One has name-brand recognition and an established movie franchise, the other is a group that many non-comic fans are just learning about from Deadpool 2. So aside from sharing an alphabet letter, what separates the X-Men vs. the X-Force? The difference between the groups of super-fighters is actually all about attitude.

The X-Men are a comic institution at this point, while by comparison, the X-Force, as seen in Deadpool 2, are young up and comers. It's hard to overstate the importance of the X-Men to the world of Marvel, and comics in general; the team established ideas that are so commonplace in comics nowadays most comic fans don't think twice about their origins. Writer Stan Lee and artist Jack Kirby created the X-Men way back in 1963, inventing a world where a new species of human existed: mutants. Born with an "X Gene" that would eventually activate their varied superpowers, these mutants were misunderstood by the world around them, hunted out of fear or captured for study by the government.

Lee admitted he created the concept of mutants out of necessity more than anything else, saying in a 2004 Television Academy interview, "I couldn't have everybody bitten by a radioactive spider or exposed to a gamma ray explosion." In Lee's X-Men comics, Professor Charles Xavier founded a school to teach these mutants how to use their powers, hoping to achieve his dream of creating peaceful coexistence between mutant- and humankind. Xavier's team of X-Men battled those who wanted to harm mankind, mutants and human alike, as well as any other threats to peace.

The X-Force, meanwhile, takes place within the world X-Men created, and was put together by Cable, the time-traveling son of original X-Men member Cyclops. Cable's visits to horrific versions of the future hardened his more militant, aggressive stance on fighting threats to humanity, compared to Professor Xavier's vision of harmony. Cable put together the X-Force as a leaner, meaner strike team bent on hitting enemies first, rather than the X-Men's policy of reacting to situations.

Members of the original X-Force included several students of Xavier's already fighting as part of the New Mutants, a younger group the Professor had trained. They felt Xavier was too passive, and joined X-Force along with a number of angrier mutants looking for a fight, including mercenary-for-hire Domino, rage-filled were-cat Feral, and vengeful alien Shatterstar.
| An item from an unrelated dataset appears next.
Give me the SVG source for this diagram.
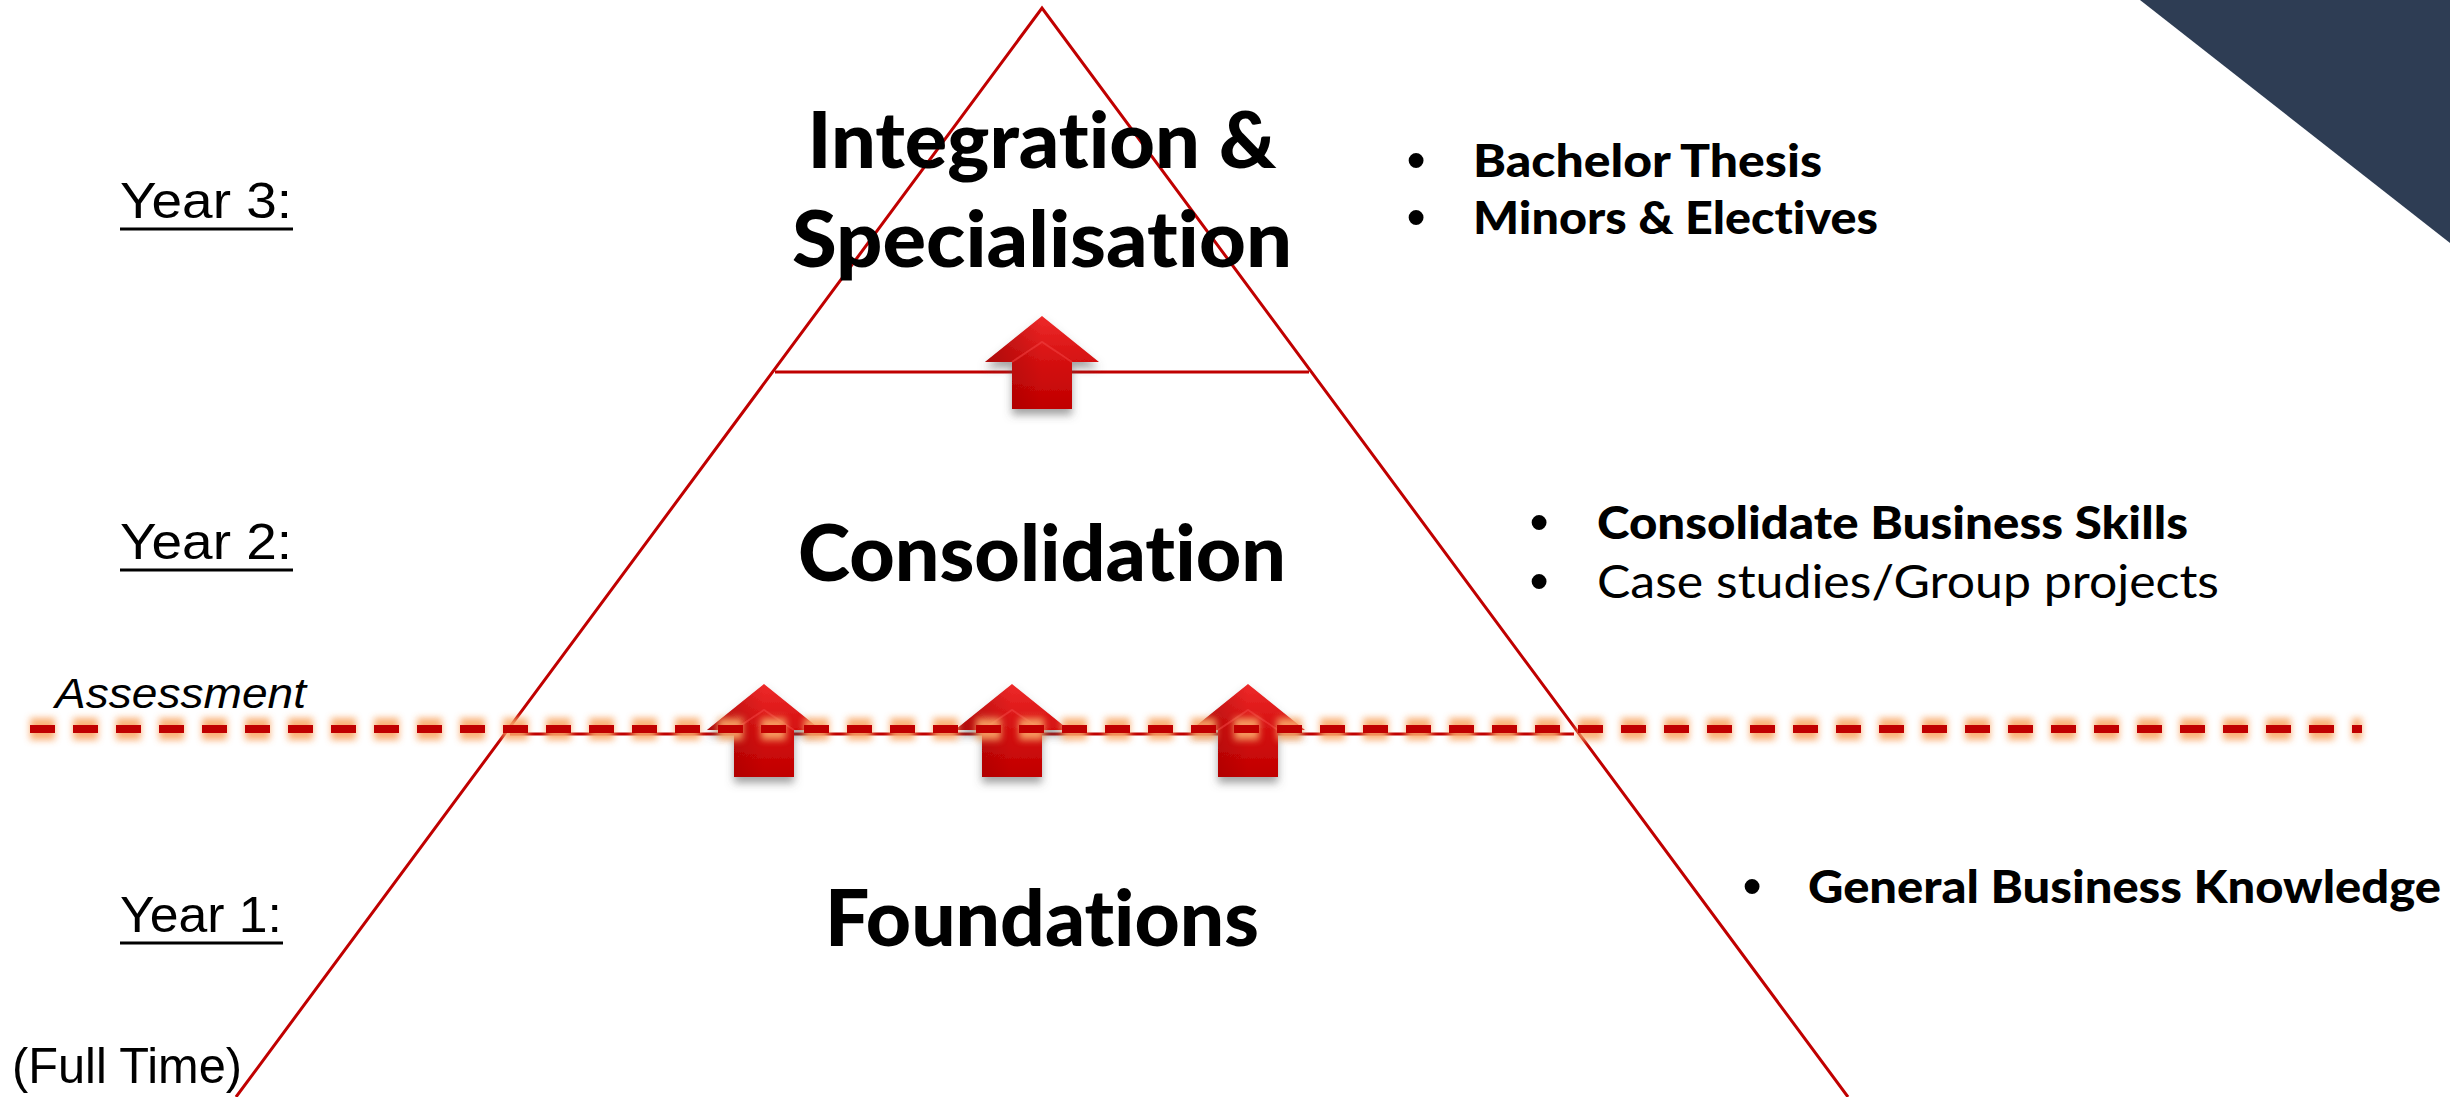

While the X-Men mostly battled Magneto's Brotherhood of Mutants, who believed mutants were superior to humans and should take over, the X-Force fought their extremist equals, the Mutant Liberation Front, who had no problem using violence against humans if it meant helping mutants.

The X-Men are far more well-known than X-Force, having had a long-running cartoon and over nine films exploring their world. Interestingly both Deadpool and Deadpool 2 are considered X-Men films by their studio, since Deadpool was initially a spin-off from the movie X-Men Origins: Wolverine (who didn't actually join the X-Men until the '70s). The first exposure filmgoers will have to the X-Force will be in Deadpool 2, which have Deadpool forming the supergroup of assassins, mutants, and... Peter, who saw the flier. Instead of a group bent on changing the present to save the future founded by Cable, Deadpool's X-Force comes together to stop Cable from killing a mutant child — in the new movie, the baddie is on the opposite side of the very team he created.

Now that word's out on the edgier team in the X-universe, maybe fans will soon see more action from the team outside of Deadpool films, perhaps in ways that are a little closer to their actual origins. Comics reboot, restart, and rewrite entire universes all the time; messing around with the X-Force shouldn't be a problem except for folks who dare to get on the members' bad side.